The Inspector himself is a fascinating character. As the title character, in many ways he is the most important character to any interpretation of the play. Priestley describes the Inspector on his first entrance as creating “at once an impression of massiveness, solidity and purposefulness.” He is in his fifties and has “a disconcerting habit of looking hard at the person he addresses before actually speaking.” The Inspector elliptically comments that he does not “see much of” the Chief Constable in Act One, which is unsurprising, given that he is not (as we find out in Act Three) actually a police officer. One of the key questions of the play is the precise nature of the Inspector’s identity.
It is possible, of course, that the Inspector is perfectly human and unremarkable, as Birling says: a clever hoaxer, making the most of some information from the girl’s diary. Yet, this would not explain the arrival of the police inspector at the end of the play! Moreover, the Inspector himself seems to run out of time as the play goes on, increasingly pressing the person he’s questioning to hurry up (note, particularly, that Eric’s interrogation is the shortest and the last).
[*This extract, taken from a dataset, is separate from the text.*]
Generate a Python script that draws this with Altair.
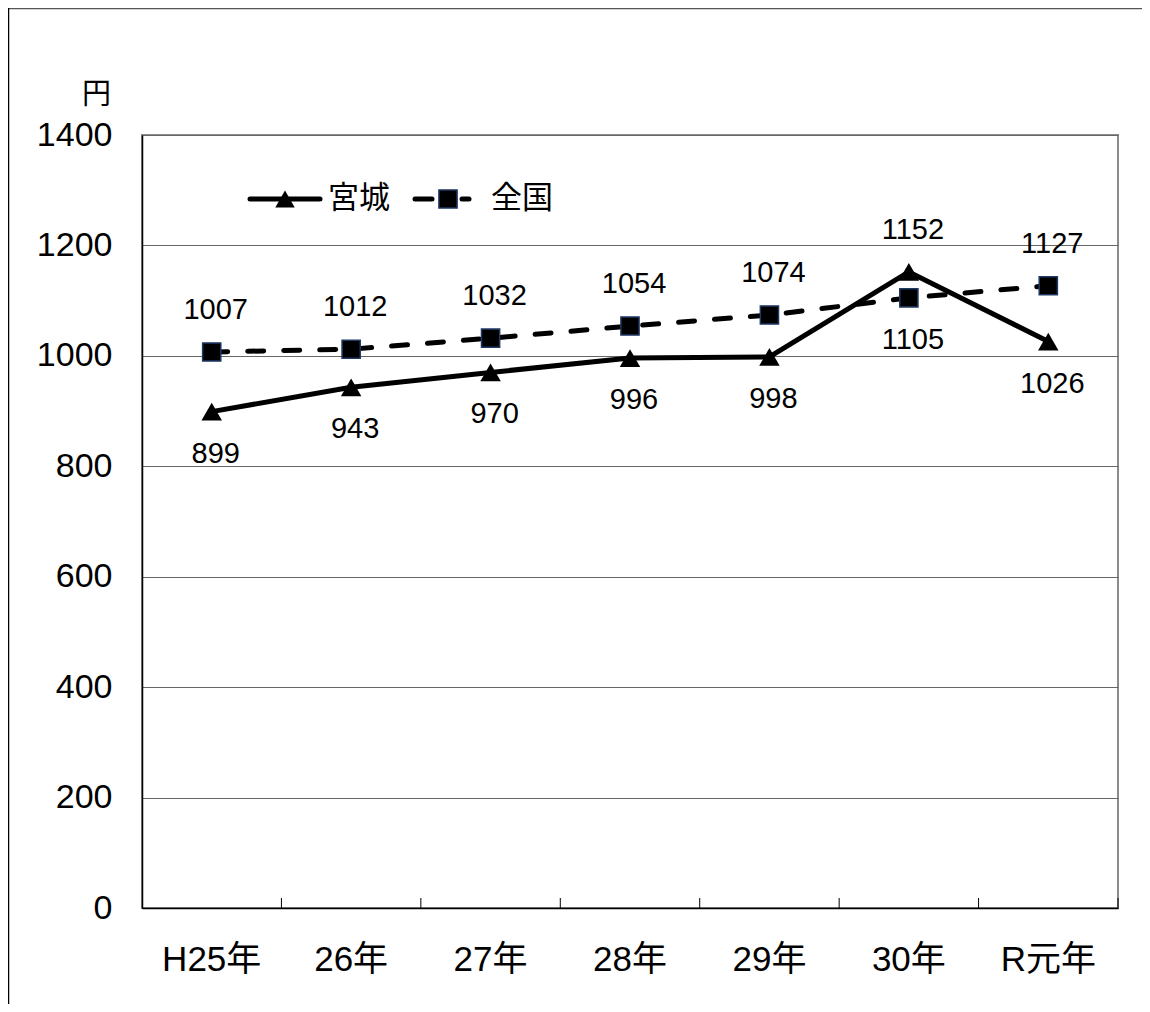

Critics arguing for the supernatural power of the Inspector tend to focus on his name. “Goole,” of course, spelled another way, becomes “ghoul”: a haunting spirit closely associated with corpses and the dead. Is the Inspector some kind of ghostly incarnation of Eva Smith, determined to return to her killers to make them realize the error of their ways? Can the Inspector really be said to be a ghost who knows the future? At this point in the play, the Inspector’s role is hugely ambiguous, yet his power over the family is growing. He silences Birling on more than one occasion and even manages to break the composure of Mrs. Birling by allowing her to trap her own son. He seems to have known already that Gerald, Eric, and Mrs. Birling were also involved.
Some critics have argued that “Goole” is in fact a reference to a fishing village not far from Priestley’s native Bradford and that the Inspector is simply to be read as “fishing” for information and hooking in the Birlings. Whether a ghoul or simply Goole, the Inspector, by the end of the second act, has become a compellingly authoritative figure.
Priestley’s socialist message—that everyone must look out for each other—is extended further in the Inspector’s damning comment that the public people “have responsibilities as well as privileges.” Though the three younger characters, Gerald, Eric and Sheila, all are partly to blame in Eva’s death, it is with the two elder Birlings that the main point of blame rests. Birling, as a public man, had a responsibility to do the right thing, and (particularly as an ex-Lord Mayor) should have been aware of the plight of girls like Eva. Mrs. Birling, as the Inspector points out, even managed to avoid giving help and support to Eva while sitting as the chairperson of a committee expressly designed for that purpose. It is not simply a personal misdemeanor, but a public, professional one: both of them symbolize the usual indifference of social organizations toward people in Eva’s position.